# Mossberg 500 Youth Model Questions



## tcba1987 (Jun 22, 2004)

My daughter has one of the newer model Mossberg 500 20 ga with the screw in choke tubes............she is going deer hunting for the first time this year during the youth season and a few days during gun season.............the question i have is this.............it has the ventilated rib barrel how should i tell her to look down the sights to aim ??? it has the middle bead (gold) and the white bead on the barrel end and it seems to shoot all over the target when i shoot it. We tried shooting the regular slugs through it with the Improved choke tube and it wasnt very accurate at all.............would the Modified or Full choke shoot better with the slugs ??? 

HELP ?? 


Does anyone have a slug barrel for that gun for sale by chance ???


----------



## misfit (Apr 5, 2004)

improved cylinder is the best of the three.unless you want to mount a scope,only thing i can say about sighting is practice.use the beads and adjust till you get the point of aim right.she might have to hold high,low or left/right.


----------



## Toxic (May 13, 2006)

Are you shooting foster style slugs, or sabots? In a smooth bore barrel sabots will not fly as true, where a rifled style foster slugs will spin and retain better accuracy. But for only short distances. 

You'll get your critics and they'll say I killed lots of deer with a smooth bore barrel. But, as you already stated, you not getting the accuracy. And the reason you are all over the paper is because you should be shooting the slugs from a slug barrel. You will be able to adjust your elevation and windage. On a regular barrel you will not be able to adjust you sights. Regular barrels have a tighter barrel and they have a tendency to throw slugs in every direction. You could try shooting through a slug choke. It may help then again it may not. 

Keep us updated on what you try out. Good luck and I hope your Daughter get a huge buck this year!


----------



## misfit (Apr 5, 2004)

i have to disagree,toxic.improved cylinder is a better choice than a tighter choke.though a true cylinder bore(slug barrel)would be the best choice,i think he's not wanting to buy another barrel.the tighter the choke,the more restriction,causing compression of the slug,which impairs accuracy.while,as you said,many people claim their full chokes shoot slugs great,i have yet to see one.
the next best thing to a new barrel would be buy a true cylinder bore choke tube.personally i would opt for a rifled barrel and sabots,but again,i think brian is trying to avoid the cost for now.
also,fosters don't actually spin in flight.they are more of a way to help seal the gases as the slug travels down the barrel.i know people believe the spin theory,and i used to,but after researching over the years,i've found it's a fallacy.the design of the foster is actually what stabilizes it and makes it an improvement over the brenneke style slug.


----------



## Toxic (May 13, 2006)

Rick, I never suggested a tighter choke, just a rifled choke tube. A foster slug is a rifled slug and it spins, so it stabilizes in flight. He suggested that the gun is not keeping a pattern. So his barrel may be at fault. Or he is not getting a good bench rest. He can also try different slug manufactures. But that will be expensive. Lets figure this out for him


----------



## misfit (Apr 5, 2004)

i think i worded that wrong
i just meant that the less choke,the better.and if his barrel is bent,that could be a real problem that we can't solve,except to reccomend a new rifled barrel

now back to the spin.here's just one source that backs my statements.i might add that i mentioned sealing the gases,but the rifling as you'll see below,also serves another purpose.but i still don't reccomend anything more than I.C.
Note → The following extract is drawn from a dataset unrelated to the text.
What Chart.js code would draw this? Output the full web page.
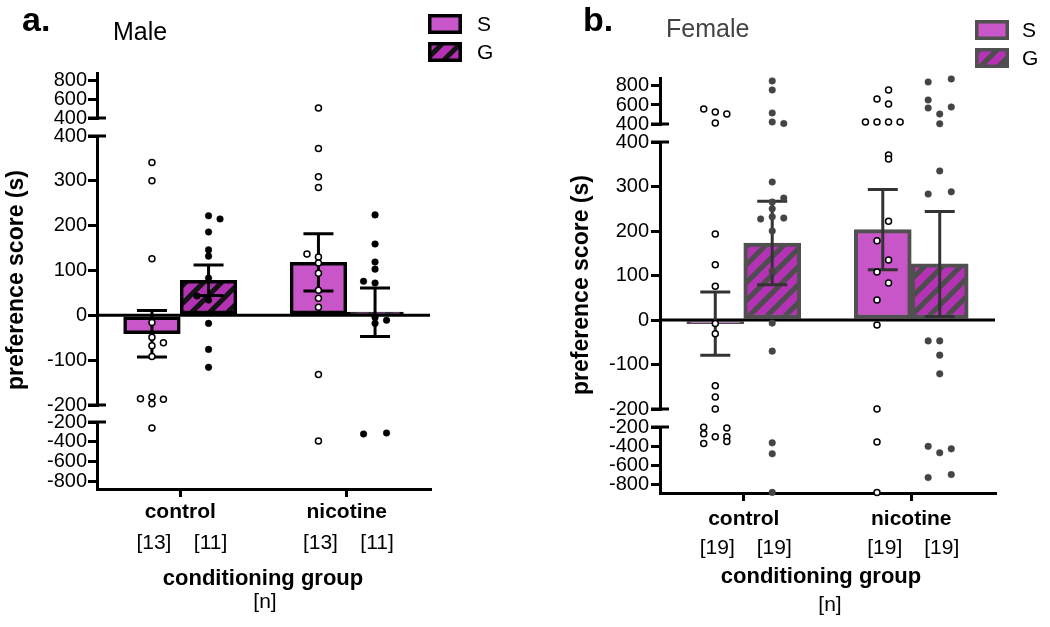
<!DOCTYPE html>
<html><head><meta charset="utf-8">
<script src="https://cdn.jsdelivr.net/npm/chart.js@4/dist/chart.umd.min.js"></script>
<style>
html,body{margin:0;padding:0;background:#fff;}
#wrap{position:relative;width:1050px;height:627px;overflow:hidden;background:#fff;}
canvas{position:absolute;top:0;}
#cM{left:0;} #cF{left:525px;}
</style></head><body>
<div id="wrap"><canvas id="cM" width="525" height="627"></canvas><canvas id="cF" width="525" height="627"></canvas></div>
<script>
const FONT = '"Liberation Sans", Arial, Helvetica, sans-serif';

// ---------- data ----------
const categories = ['control', 'nicotine'];
const seriesLabels = ['S', 'G'];
const topTicks = [400, 600, 800];
const midTicks = [-200, -100, 0, 100, 200, 300, 400];
const botTicks = [-800, -600, -400, -200];

// Male
const maleSMean = [-41, 118];
const maleSSem = [52, 64];
const maleGMean = [78, 7];
const maleGSem = [34, 54];
const maleSN = [13, 13];
const maleGN = [11, 11];
const maleSControl = [341, 300, 126, -16, -49, -68, -61, -92, -186, -182, -197, -187, -261];
const maleSControlJit = [0, 0, 0, 0, 0, 0, 1, 0, -1, 0, 0, 1, 0];
const maleGControl = [222, 215, 186, 146, 132, 83, 43, 34, -18, -76, -116];
const maleGControlJit = [0, 1, 0, 0, 0, 0, -1, 0, 0, 0, 0];
const maleSNicotine = [505, 372, 309, 285, 137, 130, 117, 94, 56, 38, 18, -132, -393];
const maleSNicotineJit = [0, 0, 0, 0, -1, 0, 0, 0, 0, 0, 0, 0, 0];
const maleGNicotine = [224, 159, 119, 103, 76, 72, -5, -18, -11, -322, -312];
const maleGNicotineJit = [0, 0, 0, 0, -1, 0, 0, 0, 1, -1, 1];

// Female
const femaleSMean = [-8, 203];
const femaleSSem = [71, 90];
const femaleGMean = [173, 126];
const femaleGSem = [94, 118];
const femaleSN = [19, 19];
const femaleGN = [19, 19];
const femaleSControl = [558, 526, 505, 410, 193, 124, 76, -8, -31, -148, -173, -200, -203, -210, -270, -300, -300, -370, -350];
const femaleSControlJit = [-1, 0, 1, 0, 0, 0, 0, 0, 0, 0, 0, 0, -1, 1, -1, 0, 1, -1, 1];
const femaleGControl = [853, 758, 516, 421, 405, 310, 274, 265, 250, 232, 227, 229, 200, 110, -7, -70, -364, -477, -877];
const femaleGControlJit = [0, 0, 0, 0, 1, 0, 1, 0, 0, 0, -1, 1, 0, 0, 0, 0, 0, 0, 0];
const femaleSNicotine = [758, 663, 611, 421, 421, 421, 421, 371, 362, 222, 178, 135, 108, 83, 45, -11, -200, -354, -877];
const femaleSNicotineJit = [0.5, -0.5, 0.5, -1.5, -0.5, 0.5, 1.5, 0.5, 0.5, 0.5, -0.5, 0.5, -0.5, 0.5, -0.5, -0.5, -0.5, -0.5, -0.5];
const femaleGNicotine = [874, 842, 653, 579, 568, 505, 402, 335, 288, 283, -47, -47, -79, -121, -400, -426, -467, -692, -723];
const femaleGNicotineJit = [1, -1, -1, 1, -1, 0, 0, 0, 1, -1, -1, 0, 0, 0, -1, 1, 0, 1, -1];

// ---------- helpers ----------
const catPct = 0.68;
const jitterStep = 0.069;
function segOf(v) { return v > 400 ? 'yTop' : (v < -200 ? 'yBot' : 'yMid'); }

function hatch(bg, stripe, size, lw) {
  const c = document.createElement('canvas');
  c.width = size; c.height = size;
  const g = c.getContext('2d');
  g.fillStyle = bg; g.fillRect(0, 0, size, size);
  g.strokeStyle = stripe; g.lineWidth = lw; g.lineCap = 'butt';
  g.beginPath();
  for (const k of [-size, 0, size]) { g.moveTo(k - 3, size + 3); g.lineTo(k + size + 3, -3); }
  g.stroke();
  return g.createPattern(c, 'repeat');
}

function yAxis(min, max, ticksArr, weight, stackWeight, tickPad) {
  return {
    type: 'linear', axis: 'y', position: 'left', stack: 'y', stackWeight, weight, min, max,
    afterBuildTicks: s => { s.ticks = ticksArr.map(v => ({ value: v })); },
    afterFit: s => { s.width = 60; },
    ticks: { autoSkip: false, color: '#000', padding: tickPad, font: { family: FONT, size: 20 }, callback: v => String(v) },
    grid: { display: true, drawOnChartArea: false, drawTicks: true, tickLength: 9, lineWidth: 3, color: '#000' },
    border: { display: true, color: '#000', width: 3 }
  };
}
function gapAxis(weight, stackWeight) {
  return {
    type: 'linear', axis: 'y', position: 'left', stack: 'y', stackWeight, weight, min: 0, max: 1,
    afterFit: s => { s.width = 60; },
    ticks: { display: false }, grid: { display: false }, border: { display: false }
  };
}

const decoPlugin = {
  id: 'deco',
  afterDatasetDraw(chart, args) {
    if (args.meta.type !== 'bar' || args.index !== 0) return;
    const P = chart.options.plugins.deco;
    const ctx = chart.ctx, ca = chart.chartArea, ym = chart.scales.yMid;
    ctx.save();
    const y0 = ym.getPixelForValue(0);
    ctx.strokeStyle = '#000'; ctx.lineWidth = 3;
    ctx.beginPath(); ctx.moveTo(ca.left, y0); ctx.lineTo(ca.right, y0); ctx.stroke();
    ctx.strokeStyle = P.errColor; ctx.lineWidth = 3;
    [[P.sMean, P.sSem], [P.gMean, P.gSem]].forEach(([m, e], di) => {
      const meta = chart.getDatasetMeta(di);
      m.forEach((mv, i) => {
        const x = meta.data[i].x;
        const yt = ym.getPixelForValue(mv + e[i]);
        const yb = ym.getPixelForValue(mv - e[i]);
        ctx.beginPath();
        ctx.moveTo(x, yt); ctx.lineTo(x, yb);
        ctx.moveTo(x - 15, yt); ctx.lineTo(x + 15, yt);
        ctx.moveTo(x - 15, yb); ctx.lineTo(x + 15, yb);
        ctx.stroke();
      });
    });
    ctx.restore();
  },
  afterDraw(chart) {
    const P = chart.options.plugins.deco;
    const ctx = chart.ctx, ca = chart.chartArea, sc = chart.scales;
    ctx.save();
    ctx.strokeStyle = '#000'; ctx.lineWidth = 3;
    [sc.yTop.bottom, sc.yMid.top, sc.yMid.bottom, sc.yBot.top].forEach(y => {
      ctx.beginPath(); ctx.moveTo(ca.left - 9, y); ctx.lineTo(ca.left + 9, y); ctx.stroke();
    });
    ctx.textAlign = 'left'; ctx.textBaseline = 'alphabetic';
    ctx.fillStyle = '#000'; ctx.font = 'bold 34px ' + FONT;
    ctx.fillText(P.letter, P.letterPos[0], P.letterPos[1]);
    ctx.fillStyle = P.titleColor; ctx.font = '25px ' + FONT;
    ctx.fillText(P.title, P.titlePos[0], P.titlePos[1]);
    [0, 1].forEach(di => {
      const ds = chart.data.datasets[di];
      const lx = P.legendPos[0], ly = P.legendPos[1] + di * P.legendGap;
      ctx.fillStyle = ds.backgroundColor; ctx.fillRect(lx, ly, 34, 20);
      ctx.strokeStyle = ds.borderColor; ctx.lineWidth = 3.5;
      ctx.strokeRect(lx + 1.75, ly + 1.75, 34 - 3.5, 20 - 3.5);
      ctx.fillStyle = '#000'; ctx.font = '21px ' + FONT; ctx.textBaseline = 'middle';
      ctx.fillText(ds.label, P.legendTextX, ly + 11);
    });
    ctx.save();
    ctx.translate(P.yTitlePos[0], P.yTitlePos[1]); ctx.rotate(-Math.PI / 2);
    ctx.textAlign = 'center'; ctx.textBaseline = 'middle'; ctx.fillStyle = '#000';
    ctx.font = 'bold 23px ' + FONT;
    ctx.fillText('preference score (s)', 0, 0);
    ctx.restore();
    ctx.textAlign = 'center'; ctx.textBaseline = 'middle'; ctx.fillStyle = '#000';
    ctx.font = '21px ' + FONT;
    [P.sN, P.gN].forEach((arr, di) => {
      const meta = chart.getDatasetMeta(di);
      arr.forEach((n, i) => ctx.fillText('[' + n + ']', meta.data[i].x + 2, P.nY));
    });
    ctx.font = 'bold 22px ' + FONT;
    ctx.fillText('conditioning group', P.cgPos[0], P.cgPos[1]);
    ctx.font = '21px ' + FONT;
    ctx.fillText('[n]', P.nnPos[0], P.nnPos[1]);
    ctx.restore();
  }
};

function buildPanel(P) {
  const gPattern = hatch(P.gFill, P.stripe, 18, 5);
  const barOff = catPct / 4;
  const barCommon = { borderColor: P.barBorder, borderWidth: P.barBorderW, borderSkipped: false,
    xAxisID: 'xp', yAxisID: 'yMid', order: 1, grouped: false, categoryPercentage: 1, barPercentage: 1 };
  const datasets = [
    Object.assign({ type: 'bar', label: seriesLabels[0], backgroundColor: P.sFill,
      data: P.sMean.map((m, i) => ({ x: i - barOff, y: m })) }, barCommon),
    Object.assign({ type: 'bar', label: seriesLabels[1], backgroundColor: gPattern,
      data: P.gMean.map((m, i) => ({ x: i + barOff, y: m })) }, barCommon)
  ];
  const groups = [
    { pts: P.sPts, jit: P.sJit, side: -1, name: 'S', bg: '#fff', bc: '#000', r: 3, bw: 1.5 },
    { pts: P.gPts, jit: P.gJit, side: 1, name: 'G', bg: P.dotColor, bc: P.dotColor, r: 3.3, bw: 0.5 }
  ];
  groups.forEach(g => {
    ['yTop', 'yMid', 'yBot'].forEach(seg => {
      const data = [];
      g.pts.forEach((vals, ci) => vals.forEach((v, k) => {
        if (segOf(v) === seg) data.push({ x: ci + g.side * barOff + g.jit[ci][k] * jitterStep, y: v });
      }));
      datasets.push({ type: 'scatter', label: g.name + ' points', data, xAxisID: 'xp', yAxisID: seg, order: 0,
        clip: false, pointRadius: g.r, pointBackgroundColor: g.bg, pointBorderColor: g.bc, pointBorderWidth: g.bw,
        showLine: false });
    });
  });
  const w = P.weights;
  new Chart(document.getElementById(P.canvas), {
    type: 'bar',
    data: { labels: categories, datasets },
    options: {
      responsive: false, animation: false, events: [],
      layout: { padding: P.padding },
      plugins: { legend: { display: false }, tooltip: { enabled: false }, title: { display: false },
        deco: P },
      scales: {
        x: { type: 'category', position: 'bottom', offset: true, weight: 2,
          afterFit: s => { s.height = 40; },
          grid: { display: true, offset: false, drawOnChartArea: false, tickLength: 8, lineWidth: 3, color: '#000' },
          border: { display: true, color: '#000', width: 3 },
          ticks: { color: '#000', padding: P.xTickPad, font: { family: FONT, size: 21, weight: 'bold' } } },
        xp: { type: 'linear', axis: 'x', position: 'bottom', display: false, offset: false,
          grid: { offset: false }, min: -0.5, max: 1.5, weight: 1,
          afterBuildTicks: s => { s.ticks = [{ value: -0.5 }, { value: 1.5 }]; } },
        yBot: yAxis(P.botRange[0], P.botRange[1], botTicks, 1, w[4], P.yTickPad),
        gap2: gapAxis(2, w[3]),
        yMid: yAxis(-200, 400, midTicks, 3, w[2], P.yTickPad),
        gap1: gapAxis(4, w[1]),
        yTop: yAxis(P.topRange[0], P.topRange[1], topTicks, 5, w[0], P.yTickPad)
      }
    },
    plugins: [decoPlugin]
  });
}

buildPanel({
  canvas: 'cM', padding: { left: 37, right: 95, top: 73, bottom: 98 },
  weights: [45, 18, 269, 17, 67], topRange: [400, 874], botRange: [-881, -200],
  sMean: maleSMean, sSem: maleSSem, gMean: maleGMean, gSem: maleGSem, sN: maleSN, gN: maleGN,
  sPts: [maleSControl, maleSNicotine], sJit: [maleSControlJit, maleSNicotineJit],
  gPts: [maleGControl, maleGNicotine], gJit: [maleGControlJit, maleGNicotineJit],
  sFill: '#c956c9', gFill: '#b232b2', stripe: '#141414', barBorder: '#000', barBorderW: 3.5,
  errColor: '#000', dotColor: '#000', xTickPad: 3, yTickPad: 1,
  letter: 'a.', letterPos: [22, 31], title: 'Male', titlePos: [113, 40], titleColor: '#000',
  yTitlePos: [17, 280], legendPos: [428, 14], legendTextX: 477, legendGap: 28,
  nY: 543, cgPos: [263, 579], nnPos: [265, 602]
});

buildPanel({
  canvas: 'cF', padding: { left: 75, right: 55, top: 78, bottom: 94 },
  weights: [46, 18, 267, 18, 66], topRange: [400, 884], botRange: [-883, -200],
  sMean: femaleSMean, sSem: femaleSSem, gMean: femaleGMean, gSem: femaleGSem, sN: femaleSN, gN: femaleGN,
  sPts: [femaleSControl, femaleSNicotine], sJit: [femaleSControlJit, femaleSNicotineJit],
  gPts: [femaleGControl, femaleGNicotine], gJit: [femaleGControlJit, femaleGNicotineJit],
  sFill: '#c956c9', gFill: '#b432b4', stripe: '#4d4d4d', barBorder: '#505050', barBorderW: 4,
  errColor: '#333', dotColor: '#444', xTickPad: 6, yTickPad: 2,
  letter: 'b.', letterPos: [58, 31], title: 'Female', titlePos: [141, 37], titleColor: '#444',
  yTitlePos: [57, 285], legendPos: [450, 20], legendTextX: 497, legendGap: 28,
  nY: 548, cgPos: [296, 577], nnPos: [305, 605]
});
</script>
</body></html>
> These rifling grooves were mostly cosmetic, as they did not really impart any spin to the slug at all as it went through the barrel. The only real purpose, other than making the customer "feel like" his slugs would spin, was to allow the slugs to be swedged through any size choke. The manufacturers of the slugs could not know for sure what choke would be used by the customer, so they put these grooves on the slugs to allow them to swedge through any normal choke.
> 
> We then must ask, "If the rifling does not spin the slug, then what causes the rifled slug to fly true?" The answer is that the slugs usually had a hollow base and they were heavier in the front than in the back, and flew straight for the same reason a dart flies true.


----------